Facial recognition checkpoints give Emirates passengers a ‘touchless’ transfer through Dubai airport, and other airlines are following suit. Rose Dykins reports
In October, Emirates integrated a “biometric path” into its facilities at Dubai International airport, so that passengers can have a contactless experience when travelling through its terminals.
Starting from specific check-in areas and ending at boarding gates, the innovation aims to improve traveller flow through the airport by requiring fewer manual document checks and less queuing.
The biometric path uses a mixture of facial and iris recognition technology to verify passengers’ identity when they check in, complete immigration, enter an Emirates lounge or board their flight. The idea is to create a more hygienic, contactless way to move through the airport, by reducing human interaction throughout the process.
During the viral age, of course, people will need to remove their face masks for the technology to work, making it slightly less streamlined than desired.
Passengers can see where the technology has been integrated, as it is clearly illuminated. Emirates says its plans to install more units at each touchpoint in the future.
The current touchpoints along the biometric path at Dubai International airport are at certain check-in desks in Terminal 3, at Emirates’ premium lounge in concourse B, at selected boarding gates and at immigration gates, where there is a “Smart Tunnel”.
A project by the General Directorate of Residence and Foreign Affairs in Dubai (GDRFA) in partnership with Emirates, the Smart Tunnel is a world-first for passport control. It lets passengers simply walk through a tunnel, where they are cleared by immigration authorities without human intervention or needing a passport stamp.
Emirates is also the first airline outside the US to get approval for biometric boarding from the US Customs Border Protection. Customers flying with Emirates from Dubai to the US will be able to choose to use facial recognition technology at the departure gates.
“We have always focused on providing a great customer experience at any touchpoint and now it is more vital than before to make use of technology and implement products, and introduce processes that focuses not only on fast tracking customers, but more importantly on health and safety during their travel journey,” says Adel Al Redha, Emirates’ chief operating officer.
“The state-of-the-art, contactless biometric path is the latest in a series of initiatives we have introduced to make sure that travelling on Emirates is a seamless journey and gives customers added peace of mind.”
Emirates’ biometric path is the latest initiative from the airline to provide a contactless journey using smart tech. The airline recently introduced other services including self-check-in and bag drop kiosks at Dubai International airport for a smoother airport experience.
As Globetrender predicted in its Future of Business Travel report (free to download), Automated Gateways are becoming a reality.

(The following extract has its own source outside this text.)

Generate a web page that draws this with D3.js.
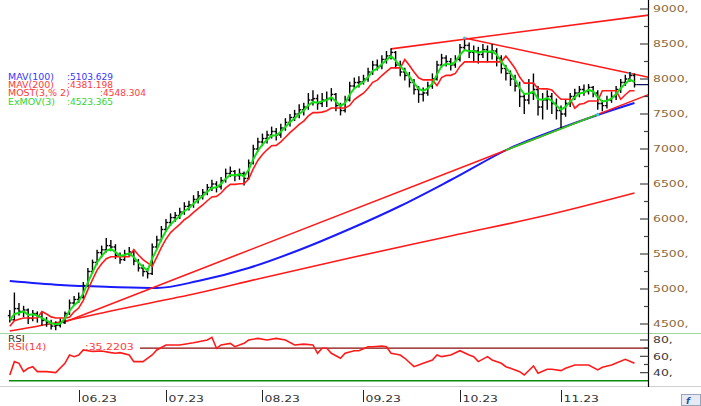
<!DOCTYPE html>
<html>
<head>
<meta charset="utf-8">
<script src="https://cdn.jsdelivr.net/npm/d3@7"></script>
<style>
  body { margin: 0; background: #fff; }
  svg { display: block; font-family: "DejaVu Sans", sans-serif; }
</style>
</head>
<body>
<div id="chart"></div>
<script>
// trading calendar (weekdays, exchange holidays skipped)
var firstDay = new Date(2023, 4, 10), lastDay = new Date(2023, 10, 23);
var holidays = ["2023-05-19", "2023-06-28", "2023-06-29", "2023-06-30", "2023-08-30"];

// daily bars
var open = [4620,4560,4720,4680,4700,4580,4650,4600,4550,4520,
  4470,4480,4520,4650,4800,4850,4880,5050,5250,5380,
  5520,5560,5620,5600,5480,5420,5500,5530,5400,5300,
  5250,5220,5600,5700,5850,5950,6020,6050,6100,6180,
  6200,6280,6330,6380,6450,6500,6460,6550,6650,6680,
  6620,6650,6580,6800,7000,7100,7150,7200,7250,7200,
  7300,7380,7450,7500,7560,7600,7700,7720,7650,7700,
  7720,7780,7620,7550,7700,7900,7950,7960,8000,8100,
  8200,8180,8280,8330,8380,8200,8100,8050,7950,7850,
  7780,7800,7900,8000,8200,8300,8250,8200,8280,8450,
  8480,8380,8400,8350,8420,8380,8400,8300,8150,8080,
  8000,7900,7750,7700,7800,7850,7600,7700,7750,7650,
  7550,7500,7650,7750,7800,7850,7820,7880,7800,7650,
  7620,7700,7750,7850,7950,8000,8050];
var high = [4700,4950,4800,4760,4720,4700,4680,4660,4600,4560,
  4540,4580,4680,4850,4900,4950,5100,5300,5420,5560,
  5620,5730,5700,5640,5520,5560,5600,5560,5430,5350,
  5300,5650,5760,5900,6000,6080,6100,6160,6240,6260,
  6340,6400,6430,6500,6560,6540,6600,6720,6750,6700,
  6720,6680,6850,7060,7160,7220,7260,7320,7300,7360,
  7440,7500,7560,7640,7660,7800,7840,7780,7800,7820,
  7870,7800,7660,7760,7960,8020,8040,8060,8160,8260,
  8280,8340,8400,8440,8400,8260,8160,8100,8000,7900,
  7880,7960,8080,8260,8360,8340,8300,8340,8500,8560,
  8520,8480,8460,8500,8480,8500,8440,8340,8200,8120,
  8060,7960,7800,8000,8080,7900,7800,7840,7800,7720,
  7620,7700,7800,7860,7900,7920,7930,7900,7840,7700,
  7760,7820,7900,8000,8060,8100,8080];
var low = [4520,4550,4620,4600,4500,4540,4520,4480,4460,4420,
  4410,4450,4500,4630,4760,4800,4860,5030,5220,5350,
  5450,5520,5540,5430,5360,5400,5460,5340,5250,5180,
  5150,5200,5560,5680,5820,5900,5960,6000,6060,6120,
  6160,6220,6280,6340,6400,6380,6420,6520,6600,6540,
  6560,6480,6560,6780,6960,7040,7080,7150,7120,7160,
  7260,7320,7400,7440,7480,7560,7620,7560,7600,7600,
  7680,7540,7480,7520,7680,7860,7880,7920,7960,8060,
  8120,8140,8220,8280,8150,8040,7980,7880,7780,7660,
  7680,7760,7860,7980,8160,8180,8120,8160,8250,8400,
  8300,8240,8220,8300,8240,8280,8180,8080,7980,7900,
  7820,7600,7500,7640,7700,7480,7420,7560,7500,7420,
  7300,7460,7600,7700,7740,7760,7780,7740,7560,7540,
  7580,7660,7700,7800,7900,7960,7880];
var close = [4560,4720,4680,4700,4580,4650,4600,4550,4520,4470,
  4480,4520,4650,4800,4850,4880,5050,5250,5380,5520,
  5560,5620,5600,5480,5420,5500,5530,5400,5300,5250,
  5220,5600,5700,5850,5950,6020,6050,6100,6180,6200,
  6280,6330,6380,6450,6500,6460,6550,6650,6680,6620,
  6650,6580,6800,7000,7100,7150,7200,7250,7200,7300,
  7380,7450,7500,7560,7600,7700,7720,7650,7700,7720,
  7780,7620,7550,7700,7900,7950,7960,8000,8100,8200,
  8180,8280,8330,8380,8200,8100,8050,7950,7850,7780,
  7800,7900,8000,8200,8300,8250,8200,8280,8450,8480,
  8380,8400,8350,8420,8380,8400,8300,8150,8080,8000,
  7900,7750,7700,7800,7850,7600,7700,7750,7650,7550,
  7500,7650,7750,7800,7850,7820,7880,7800,7650,7620,
  7700,7750,7850,7950,8000,8050,7920];

// moving averages, sampled (bar number -> value)
var mav100Bar = [0, 11, 22, 32, 41, 52, 63, 74, 85, 96, 109, 120, 128, 136];
var mav100 = [5114, 5057, 5029, 5014, 5114, 5300, 5557, 5857, 6186, 6557, 7014, 7300, 7486, 7657];
var mav200Bar = [0, 12, 22, 41, 54, 74, 96, 118, 136];
var mav200 = [4400, 4543, 4686, 4943, 5143, 5443, 5757, 6071, 6371];

// RSI(14), sampled
var rsiBar = [0,1,2,3,4,5,6,8,10,12,13,14,15,16,18,20,22,23,24,26,27,29,31,32,34,37,40,43,44,45,46,48,49,51,52,54,56,58,60,62,64,66,67,68,69,70,72,73,75,76,78,79,81,82,83,85,86,88,89,90,92,93,94,96,98,100,101,102,104,105,107,108,109,111,112,114,115,117,118,120,121,123,126,128,129,131,134,136];
var rsi = [37,53.5,51.4,41.2,45.3,47.3,41.2,41.2,40,51.4,61.6,59.6,61.6,67.8,66,66.5,64.5,63.7,64.5,61.6,53.5,53.5,61.6,67.8,73.9,73.9,76.7,80,83.3,69.8,73.9,75.9,71.8,75.9,80,82,80,82,80,73.9,75,73.9,63.7,69.8,69.8,63.7,57.6,63.7,66.9,66.9,71.8,71.8,72.6,71.8,63.7,61.6,57.6,47.3,49.4,51.4,55.5,61.6,59.6,61.6,66.9,61.6,59.6,53.5,59.6,55.5,51.4,47.3,45.3,41.2,37.1,48.2,39.2,44.1,44.1,42.5,45.3,49.4,49.4,43.3,46.5,49.4,56.3,51.4];

// trend lines drawn on the chart: [bar, price] anchors, extended to the axis
var trendTop = [[83, 8430], [136, 8886]];
var trendDown = [[99, 8586], [135, 8081]];
var trendSupport = [[12, 4530], [120, 7290]];
var trendGreen = [[108, 6983], [128, 7494]];

var priceTicks = [4500, 5000, 5500, 6000, 6500, 7000, 7500, 8000, 8500, 9000];
var rsiTicks = [40, 60, 80];
var monthLabels = ["06.23", "07.23", "08.23", "09.23", "10.23", "11.23"];
var legendNames = ["MAV(100)", "MAV(200)", "MOST(3,% 2)", "ExMOV(3)"];
var legendValues = [":5103.629", ":4381.198", ":4548.304", ":4523.365"];

var W = 701, H = 406;
var axisX = 648.5;

var fmt = d3.timeFormat("%Y-%m-%d");
var days = d3.timeDay.range(firstDay, d3.timeDay.offset(lastDay, 1))
    .filter(function (d) { return d.getDay() != 0 && d.getDay() != 6 && holidays.indexOf(fmt(d)) < 0; });

var svg = d3.select("#chart").append("svg")
    .attr("width", W).attr("height", H);

// scales
var x = d3.scaleLinear().domain([0, days.length - 1]).range([9.8, 634.5]);
var y = d3.scaleLinear().domain([4500, 9000]).range([324, 9]);
var yr = d3.scaleLinear().domain([30, 80]).range([380.8, 340]);

svg.append("clipPath").attr("id", "main")
    .append("rect").attr("x", 0).attr("y", 0).attr("width", axisX).attr("height", 333);
svg.append("clipPath").attr("id", "sub")
    .append("rect").attr("x", 0).attr("y", 334).attr("width", axisX).attr("height", 52);

var g = svg.append("g").attr("clip-path", "url(#main)");

function stretched(sel, px, py, str, color, sx, size) {
    return sel.append("text")
        .attr("transform", "translate(" + px + "," + py + ") scale(" + (sx || 1.38) + ",1)")
        .attr("font-size", size || 9)
        .attr("fill", color)
        .text(str);
}

// sampled line helper
function sampled(bars, vals, ys) {
    return d3.line()
        .x(function (d) { return x(d[0]); })
        .y(function (d) { return ys(d[1]); })
        .curve(d3.curveMonotoneX)(bars.map(function (b, i) { return [b, vals[i]]; }));
}

g.append("path").attr("d", sampled(mav200Bar, mav200, y))
    .attr("fill", "none").attr("stroke", "#ff1a1a").attr("stroke-width", 1.6);
g.append("path").attr("d", sampled(mav100Bar, mav100, y))
    .attr("fill", "none").attr("stroke", "#1a1aff").attr("stroke-width", 2);

// trend line through two anchors, out to the axis
function trend(a, color, extend) {
    var x1 = x(a[0][0]), y1 = y(a[0][1]), x2 = x(a[1][0]), y2 = y(a[1][1]);
    var k = (y2 - y1) / (x2 - x1);
    var xe = extend ? axisX : x2;
    g.append("line")
        .attr("x1", x1).attr("y1", y1)
        .attr("x2", xe).attr("y2", y1 + k * (xe - x1))
        .attr("stroke", color).attr("stroke-width", 1.6);
}
trend(trendSupport, "#ff1a1a", true);
trend(trendGreen, "#19d219", false);
trend(trendTop, "#ff1a1a", true);
trend(trendDown, "#ff1a1a", true);

// anchor dots
[trendDown[0], trendDown[1], trendGreen[1]].forEach(function (p) {
    g.append("circle").attr("cx", x(p[0])).attr("cy", y(p[1])).attr("r", 1.6).attr("fill", "#3cc4e0");
});

// OHLC bars
var bars = g.append("g").attr("stroke", "#000").attr("stroke-width", 1.4);
close.forEach(function (c, i) {
    var bx = x(i);
    bars.append("line").attr("x1", bx).attr("x2", bx).attr("y1", y(high[i])).attr("y2", y(low[i]));
    bars.append("line").attr("x1", bx - 2).attr("x2", bx).attr("y1", y(open[i])).attr("y2", y(open[i]));
    bars.append("line").attr("x1", bx).attr("x2", bx + 2).attr("y1", y(c)).attr("y2", y(c));
});

// ExMOV(3) and MOST(3, %2) from closes
var ema = [];
close.forEach(function (c, i) { ema.push(i ? ema[i - 1] + (c - ema[i - 1]) * 0.5 : c); });
var most = [], up = true;
ema.forEach(function (e, i) {
    if (i == 0) { most.push(e * 0.98); return; }
    var s;
    if (up) {
        s = Math.max(most[i - 1], e * 0.98);
        if (e < s) { up = false; s = e * 1.02; }
    } else {
        s = Math.min(most[i - 1], e * 1.02);
        if (e > s) { up = true; s = e * 0.98; }
    }
    most.push(s);
});

var line = d3.line().x(function (d, i) { return x(i); }).y(function (d) { return y(d); });
g.append("path").attr("d", line(most))
    .attr("fill", "none").attr("stroke", "#ff1a1a").attr("stroke-width", 1.6);
g.append("path").attr("d", line(ema))
    .attr("fill", "none").attr("stroke", "#12e012").attr("stroke-width", 2);

// last price marker
g.append("line")
    .attr("x1", x(close.length - 1) + 2).attr("x2", axisX)
    .attr("y1", y(close[close.length - 1])).attr("y2", y(close[close.length - 1]))
    .attr("stroke", "#101060").attr("stroke-width", 1.3);

// legend
var legendColors = ["#3636ff", "#ff3a3a", "#ff3a3a", "#2ed62e"];
var legendValueX = [67, 67, 100, 67];
legendNames.forEach(function (n, i) {
    var ly = 79.5 + i * 8.4;
    stretched(svg, 8, ly, n, legendColors[i], 1.1, 8.6);
    stretched(svg, legendValueX[i], ly, legendValues[i], legendColors[i], 1.05, 8.6);
});

// panel separators
svg.append("line").attr("x1", 0).attr("x2", W).attr("y1", 333.5).attr("y2", 333.5)
    .attr("stroke", "#9ed89e").attr("stroke-width", 1.2);
svg.append("line").attr("x1", 0).attr("x2", W).attr("y1", 386.5).attr("y2", 386.5)
    .attr("stroke", "#cfcfcf").attr("stroke-width", 1.2);

// RSI panel
var s = svg.append("g").attr("clip-path", "url(#sub)");
s.append("line").attr("x1", 140).attr("x2", axisX).attr("y1", yr(70)).attr("y2", yr(70))
    .attr("stroke", "#8a0a0a").attr("stroke-width", 1.2);
s.append("line").attr("x1", 9).attr("x2", axisX).attr("y1", yr(30)).attr("y2", yr(30))
    .attr("stroke", "#0a8a0a").attr("stroke-width", 1.6);
s.append("path")
    .attr("d", d3.line().x(function (d) { return x(d[0]); }).y(function (d) { return yr(d[1]); })(rsiBar.map(function (b, i) { return [b, rsi[i]]; })))
    .attr("fill", "none").attr("stroke", "#ff1a1a").attr("stroke-width", 1.6);
stretched(svg, 8, 342, "RSI", "#303030", 1.3, 8);
stretched(svg, 8, 350, "RSI(14)", "#ff3a3a", 1.3, 8);
stretched(svg, 85, 349.5, ":35.2203", "#ff3a3a", 1.3, 8.4);

// price axis
svg.append("line").attr("x1", axisX).attr("x2", axisX).attr("y1", 0).attr("y2", 387)
    .attr("stroke", "#000").attr("stroke-width", 1.2);
var ax = svg.append("g");
priceTicks.forEach(function (p, i) {
    ax.append("line").attr("x1", 640).attr("x2", axisX).attr("y1", y(p)).attr("y2", y(p))
        .attr("stroke", "#444").attr("stroke-width", 1.2);
    if (i < priceTicks.length - 1) {
        var m = (p + priceTicks[i + 1]) / 2;
        ax.append("line").attr("x1", 644).attr("x2", axisX).attr("y1", y(m)).attr("y2", y(m))
            .attr("stroke", "#444").attr("stroke-width", 1.2);
    }
    stretched(ax, 653, y(p) + 3.2, p + ",", "#8a6a3c");
});
[50, 70].forEach(function (r) {
    ax.append("line").attr("x1", 644).attr("x2", axisX).attr("y1", yr(r)).attr("y2", yr(r))
        .attr("stroke", "#444").attr("stroke-width", 1.2);
});
rsiTicks.forEach(function (r) {
    ax.append("line").attr("x1", 640).attr("x2", axisX).attr("y1", yr(r)).attr("y2", yr(r))
        .attr("stroke", "#444").attr("stroke-width", 1.2);
    stretched(ax, 653, yr(r) + 3.2, r + ",", "#3a3a3a");
});

// month axis: first trading day of each month
var monthStarts = [];
days.forEach(function (d, i) {
    if (i > 0 && d.getMonth() != days[i - 1].getMonth()) monthStarts.push(i);
});
monthStarts.forEach(function (i, k) {
    var mx = Math.round(x(i)) + 0.5;
    svg.append("line").attr("x1", mx).attr("x2", mx).attr("y1", 390).attr("y2", 402)
        .attr("stroke", "#222").attr("stroke-width", 1);
    stretched(svg, mx + 2, 401.5, monthLabels[k], "#333");
});

// small corner button
svg.append("rect").attr("x", 681.5).attr("y", 394.5).attr("width", 19).attr("height", 11)
    .attr("fill", "#e6eaf2").attr("stroke", "#98a4bc");
svg.append("text").attr("x", 686).attr("y", 404).attr("font-size", 9)
    .attr("font-weight", "bold").attr("font-style", "italic").attr("fill", "#1f4fb0").text("f");
</script>
</body>
</html>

We wrote in our report published in summer 2020:
“Using your face as a passport will soon be a much more common feature of the business travel experience. A growing number of airports have been introducing biometric technology to streamline the passenger journey through the terminal, and that trend is set to accelerate swiftly in the post-Covid world as authorities seek to mitigate risk and limit human interaction.
“Using facial recognition to clear immigration is not new, but it’s in the whole end-to-end journey from curb to gate that great strides are now being taken. Delta Air Lines was one of the pioneers of this, in late 2018 launching the first ‘biometric terminal’ in the US at its Atlanta hub, allowing passengers to check in, drop their luggage, pass security and board using facial recognition.
“The same year, SITA, an IT company specialising in aviation, reported that 71 per cent of airlines and 77 per cent of airports were planning major programmes or research into the technology. SITA chief executive Barbara Dalibard believes the Covid-19 crisis will speed up adoption, telling travel tech news site PhocusWire in July: ‘I was talking to a group of customers recently and they said it would be major for them, to make sure they could implement biometrics as quickly as possible.’
“SITA’s Smart Path facial recognition system is in use at the likes of Beijing Capital, Qatar’s Hamad International and Kuala Lumpur.”
Which other airlines and airports offer biometric checks?
In November 2020, Lufthansa became the first airline to install Star Alliance’s biometric facial-scanning service at boarding and security gates at Frankfurt and Munich airports.
Star Alliance states on its website: “Passengers enrol only once and can then use the service with any participating airline at any participating airport. Once registered, they can pass through both security access and boarding gates in a touchless manner – an important health and hygiene safety measure in times of Covid-19. In future, this service will be extended to other airport touchpoints, such as baggage drop and VIP lounges.”
In December 2020, Air Canada launched facial-recognition-based biometric boarding for flights from the US to Canada. The technology is available for travellers departing San Francisco International airport with plans to progressively roll it out for customers at other US airports where the airline operates.
At the same time, Taiwan’s EVA Air joined the US Customs Border Protection’s biometrics exit programme. Passengers departing San Francisco on the Star Alliance carrier can now board aircraft simply by having their faces scanned instead of showing documentation.
At the moment, the biometrics exit programme is deployed at 20 US airports. It securely matches passengers’ faces with their passport or visa photo. EVA Air is planning to also roll out biometric boarding at five other US airports it flies into, including Chicago, Houston, Los Angeles, New York and Seattle.